Optionally enter a description for the SLA in Description of Service Level Agreement field.
Although this step is optional, this description appears in generated SLA reports; therefore, it is recommended that you provide a detailed description of the SLA including what it is meant to accomplish and of which SLOs it consists.
Optionally select the group of systems in your Uptime Infrastructure Monitor environment with which this system is associated from the Parent Group dropdown list.
By default, the SLA is added to the Infrastructure group.
For more information on groups, see Working with Groups.
If it is not continuous (i.e., 24x7), enter a Monitoring Period during which the SLA’s compliance is measured.
You must create a time period definition (e.g., Every Mon-Sat 8AM-6PM). See Monitoring Periods and Time Period Definitions for more information.
If it is not the default 99.0%, enter a Target Percentage against which the SLA’s compliance is measured.
Ensure you have selected the correct Compliance Period Type from the dropdown list.
Indicate whether scheduled system maintenance counts as downtime.
Click Save.

Once saved, the SLA’s Service Level Agreement General Information subpanel is displayed (see Viewing SLA Details for more information). From this page, you can add SLOs, as well as associate Alert Profiles and Action Profiles to the SLA.

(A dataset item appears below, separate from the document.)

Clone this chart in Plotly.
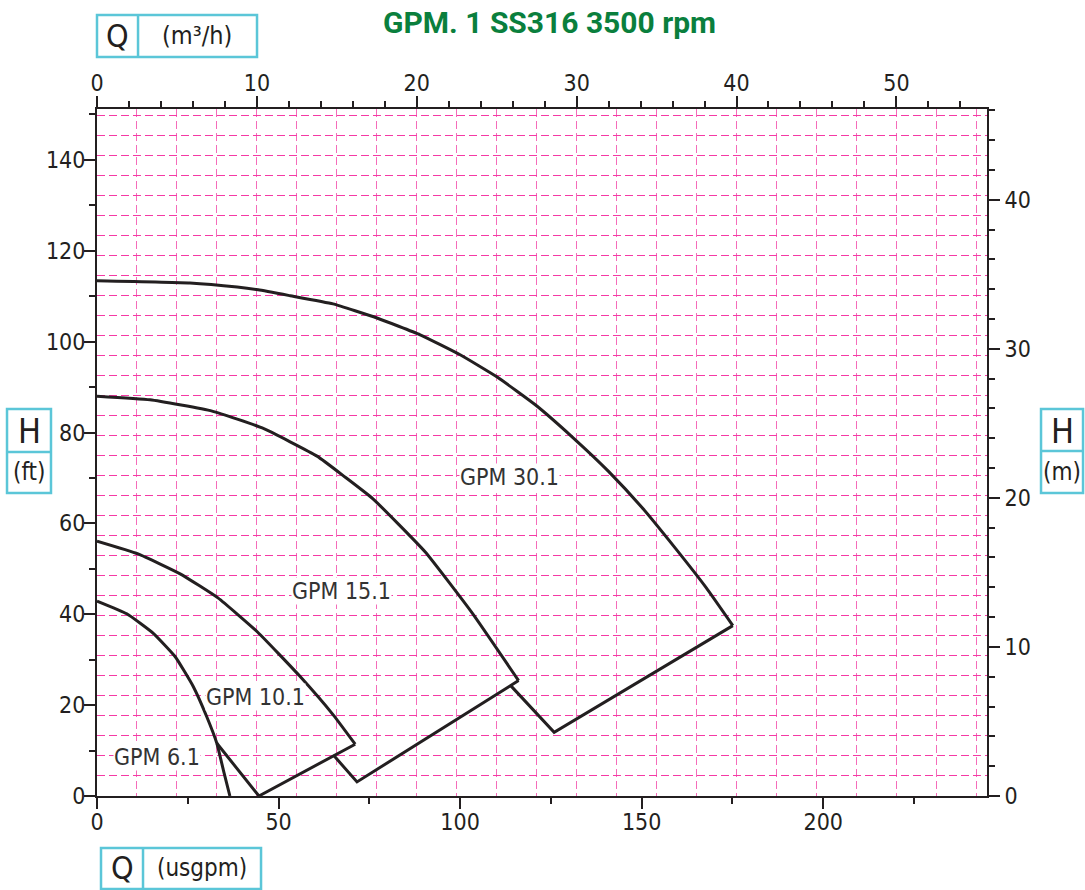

Adding Service Level Objectives to an SLA

To add a service level objective to an SLA, do the following:

In the Infrastructure panel, click the name of the Service Level Agreement that you want to edit.
The Service Level Agreement General Information subpanel appears.
Click Add SLO.
The Add Service Level Objective window appears.
Enter a descriptive name for the SLO in the Name of Service Level Objective field.
This name appears anywhere in Infrastructure and Dashboards.
Enter a description for the SLO in Description of Service Level Objective field.
Although this step is optional, this description appears in SLA Detailed reports; therefore, it is recommended that you provide a detailed description of the SLO including what goal is accomplished, and of which service monitors it consists.
Add a service monitor to be associated with the SLO by first selecting its host from the dropdown list, then adding the service monitor.
Continue to add service monitors to the SLO as required.
Click Save.

Associating Alert and Action Profiles to an SLA

To add a service level objective to an SLA, do the following:

In the Infrastructure panel, click the name of the Service Level Agreement that you want to edit.
The Service Level Agreement General Information subpanel appears.
Associate Alert Profiles with the SLA by clicking Edit Alert Profiles.
In the Alert Profile Selector pop-up window, select one or more of the Available Alert Profiles from the list, then click Save.
If required, associate Action Profiles with the SLA by clicking Edit Action Profiles.
In the Action Profile Selector pop-up window, select one or more of the Available Action Profiles from the list, then click Save.

Editing SLA and SLO Definitions

To edit a service level agreement, do the following:

In the Infrastructure panel, click the gear icon beside the Service Level Agreement that you want to modify, then click Edit.
The Edit Service Level Agreement window appears.
Edit the SLA as described in the previous section.
See Adding a Service Level Agreement for information.
Because SLA reporting and monitoring is based on weekly or monthly compliance periods, changing any of the following on an existing SLA affects the reported SLA status and generated reports:
- Monitoring Period
- target percentage
- compliance period type
Any changes made are immediately reflected in any SLA reporting.

To edit a service level objective, do the following:

In the Infrastructure panel, click the name of the Service Level Agreement that you want to modify, then click Edit.
The Service Level Agreement General Information subpanel appears.
Click the SLO’s corresponding Edit icon.
Edit the SLO as described in the previous sections.
See Adding Service Level Objectives to an SLA for information.
Because SLA reporting and monitoring is based on weekly or monthly compliance periods, changing the service monitors that make up an SLO definition affects the reported SLA status and generated reports.
Any changes made are immediately reflected in any SLA reporting.